The braking function of the courts

I agree with Scott that “the courts will not save us.” To Scott’s question “has the Supreme Court ever served as a bulwark of the Constitution or legal nicety when the chips were down,” some might point to Brown v. Board Education. But to do so overlooks two points.

First, the Brown decision corrected an earlier decision, Plessy v. Ferguson, that the Court had rendered almost 60 years earlier. In a sense, the Court saved us from the Court.

Second, Brown was at most ten years ahead of its time. If it sped up school integration in the North, it did so by only a few years. In the South, it met with massive resistance and may not have sped up integration at all.

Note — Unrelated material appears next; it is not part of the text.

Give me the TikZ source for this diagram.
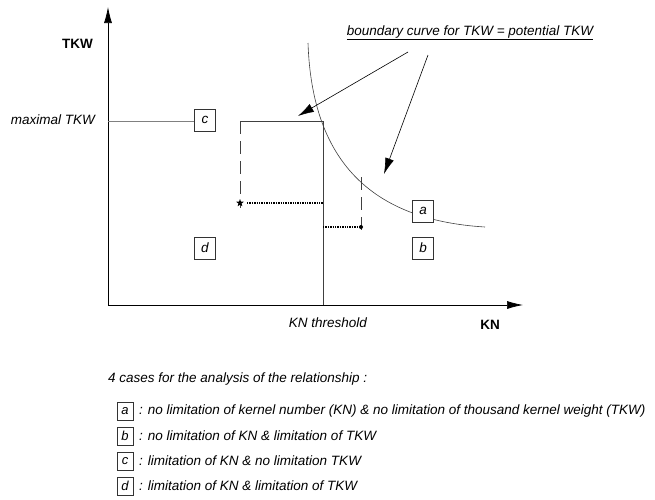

However, although the courts will not save us, they can act as a brake on what Woodrow Wilson called “the spirit of the Age.” For example, the Roberts Court in its decisions on campaign finance reform has applied the brakes to the “spirit” of limiting the free speech rights of those by whom “the Age” would like to be subsidized. The Roberts Court has also reined in to some extent racial discrimination against whites which, though not yet the spirit of the age, is the product of a powerful alliance of elites, opportunists, and a coalition of minority groups.

By serving this braking function, the courts can give “the Age” time to come to its senses. If this doesn’t happen, the courts will be swept away by the prevailing spirit.

This, I fear, is what’s in store for America.